No sé qué quedará del neobarroco -al cual se vincula
a León Félix-. Mauricio Medo trata de afirmar que el neobarroco vuelve por sus
fueros como si fuera El jinete pálido o La máscara de la muerte roja. En
cualquier caso, lo que para mí constituyó el neobarroco no puede volver: el
neobarroco fue una emergencia de escritura. Y las emergencias no vuelven. Y si
vuelven es porque ya no son emergencias. Lo que puede plantearse nuevamente ya
no como algo triunfal o vengativo o cabizbajo, esa frente marchita del tango
“Volver”, es la habilitación de estados de cosas que precipitan emergencias.

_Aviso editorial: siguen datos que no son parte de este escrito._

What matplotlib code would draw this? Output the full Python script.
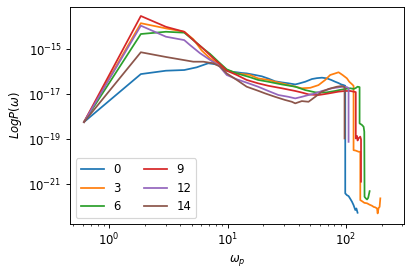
import numpy as np
import matplotlib
matplotlib.use("Agg")
import matplotlib.pyplot as plt

labels = ["0", "3", "6", "9", "12", "14"]

omega_0 = [0.614, 1.854, 3.02, 4.31, 5.49, 6.87, 7.58, 8.65, 9.16, 9.85, 11.0, 11.97, 13.2, 14.5, 17.1,
           19.5, 22.1, 25.2, 28.7, 32.7, 37.3, 40.0, 45.3, 51.6, 56.9, 62.7, 69.1, 75.0, 81.1, 86.6,
           91.2, 95.5, 98.6, 98.6, 101.9, 105.2, 108.7, 112.4, 115.9, 119.9, 122.5, 125.3]
logp_0 = [-18.23, -16.10, -15.95, -15.92, -15.80, -15.62, -15.65, -15.70, -15.86, -15.95, -16.00, -16.02, -16.05, -16.07, -16.14,
          -16.20, -16.30, -16.42, -16.47, -16.51, -16.56, -16.52, -16.44, -16.32, -16.28, -16.26, -16.29, -16.36, -16.44, -16.50,
          -16.56, -16.59, -16.62, -21.40, -21.48, -21.52, -21.64, -21.77, -21.92, -22.14, -22.07, -22.26]

omega_3 = [0.614, 1.854, 3.02, 4.31, 5.14, 6.05, 7.11, 8.65, 9.85, 11.97, 15.5, 18.1, 22.1, 25.2, 28.7,
           34.9, 42.4, 49.9, 58.6, 66.8, 73.6, 81.1, 86.6, 93.6, 101.9, 106.6, 112.4, 115.9, 115.9,
           121.0, 127.9, 132.1, 132.1, 137.0, 143.0, 150.6, 158.0, 166.0, 171.3, 176.7, 183.0, 185.1,
           188.6, 192.3, 195.0]
logp_3 = [-18.23, -13.84, -14.07, -14.22, -14.55, -15.05, -15.40, -15.72, -15.92, -16.07, -16.14, -16.29, -16.36, -16.44, -16.51,
          -16.62, -16.73, -16.71, -16.59, -16.36, -16.14, -16.07, -16.02, -16.14, -16.29, -16.44, -16.55, -16.62, -19.48,
          -19.50, -19.55, -19.55, -21.70, -21.75, -21.82, -21.84, -21.90, -21.95, -22.00, -22.02, -22.07, -22.29,
          -22.05, -22.00, -21.62]

omega_6 = [0.614, 1.854, 3.02, 4.31, 5.14, 6.24, 7.11, 8.36, 9.85, 11.97, 15.5, 18.1, 22.1, 28.7, 37.3,
           45.3, 55.0, 62.7, 69.1, 81.1, 89.5, 98.6, 108.7, 115.9, 121.0, 125.3, 130.3, 130.3, 136.5,
           140.9, 142.8, 143.5, 147.0, 150.6, 154.0, 158.4]
logp_6 = [-18.23, -14.32, -14.22, -14.26, -14.59, -14.97, -15.20, -15.55, -15.89, -16.07, -16.24, -16.36, -16.44, -16.56, -16.66,
          -16.81, -16.91, -16.92, -16.91, -16.85, -16.80, -16.76, -16.73, -16.76, -16.72, -16.66, -16.68, -18.29, -18.36,
          -18.44, -18.66, -21.55, -21.62, -21.67, -21.60, -21.30]

omega_9 = [0.614, 1.854, 3.02, 4.31, 5.14, 6.24, 7.58, 8.65, 9.85, 11.97, 14.5, 18.1, 22.1, 28.7, 37.3,
           42.4, 48.3, 53.2, 58.6, 64.0, 71.3, 78.6, 86.6, 98.6, 108.7, 115.9, 121.0, 121.0, 124.0,
           125.3, 128.0, 132.1, 134.0, 134.0]
logp_9 = [-18.23, -13.52, -14.00, -14.22, -14.59, -14.97, -15.40, -15.66, -15.95, -16.14, -16.36, -16.51, -16.62, -16.73, -16.85,
          -16.92, -17.00, -17.02, -17.03, -17.00, -16.96, -16.92, -16.88, -16.85, -16.85, -16.88, -16.90, -18.96, -18.85,
          -19.05, -18.95, -18.88, -19.00, -20.88]

omega_12 = [0.614, 1.854, 3.02, 4.31, 4.82, 5.85, 7.11, 8.36, 9.85, 11.97, 14.5, 18.1, 22.1, 26.9, 32.7,
            37.3, 42.4, 48.3, 55.0, 62.7, 69.1, 76.2, 89.5, 95.5, 101.9, 105.2, 105.2]
logp_12 = [-18.23, -13.95, -14.44, -14.59, -14.81, -15.17, -15.47, -15.70, -16.14, -16.33, -16.48, -16.66, -16.85, -17.03, -17.11,
           -17.18, -17.11, -17.03, -16.96, -16.85, -16.80, -16.73, -16.68, -16.66, -16.68, -16.72, -19.11]

omega_14 = [0.614, 1.854, 3.02, 4.31, 5.14, 6.24, 7.58, 8.65, 9.85, 11.97, 14.5, 18.1, 20.8, 25.2, 30.6,
            34.9, 37.3, 42.4, 48.3, 55.0, 62.7, 71.3, 83.9, 92.5, 97.3, 97.3]
logp_14 = [-18.23, -15.13, -15.34, -15.48, -15.55, -15.55, -15.62, -15.77, -16.07, -16.36, -16.66, -16.84, -16.96, -17.11, -17.25,
           -17.33, -17.40, -17.30, -17.33, -17.11, -16.88, -16.76, -16.66, -16.63, -16.68, -18.96]

series = [(omega_0, logp_0), (omega_3, logp_3), (omega_6, logp_6),
          (omega_9, logp_9), (omega_12, logp_12), (omega_14, logp_14)]

DPI = 84
fig = plt.figure(figsize=(411 / DPI, 274 / DPI), dpi=DPI)
ax = fig.add_axes([70 / 411, 50 / 274, 334 / 411, 217 / 274])

for (om, lp), lab in zip(series, labels):
    ax.plot(om, 10.0 ** np.array(lp), label=lab, lw=1.5)

ax.set_xscale("log")
ax.set_yscale("log")
ax.set_xlim(10 ** -0.33, 10 ** 2.49)
ax.set_ylim(10 ** -22.76, 10 ** -13.12)
ax.set_yticks([1e-21, 1e-19, 1e-17, 1e-15])
ax.yaxis.set_minor_locator(matplotlib.ticker.NullLocator())
ax.tick_params(labelsize=10)
ax.set_xlabel(r"$\omega_p$", fontsize=10)
ax.set_ylabel(r"$LogP(\omega)$", fontsize=10)
ax.legend(loc="lower left", ncol=2, fontsize=10)

fig.savefig("out.png", dpi=DPI)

Entonces sí, acuérdate del neobarroco. Pero en la lógica de León Félix
cualquier retorno -aunque fuera el retorno de la dispersión legitimada por una
forma eterna del fondo de un naufragio- irrumpiría en el curso hipnótico de esa
especie de días inventados de Caducidad.
Tal vez la hipnosis sea lo que señala la trampa del sueño o la visión del sueño
como una trampa. Sea como sea, uno entra a esos días de Caducidad y siente que no puede salir de ahí. Cayó en la madeja de
la emergencia donde se está construyendo el contradía,
lo imprevisible que va a actuar exactamente ahí donde se reconoce el principio de
rutina, en la pura reiteración. La caducidad entonces ya no es la caducidad del
cuerpo sino la caducidad de lo que el humano crea para conjurar el tiempo y
posibilitar un cierto orden de vida, una cierta esperanza que, una vez seguida
de otra, arme un tejido que le sirva para concebir lo más parecido a un
sentido. Lo que aquí precisamente, por hipersaturación secuencial, se
desmantela y salta en sus ejes sucesivos.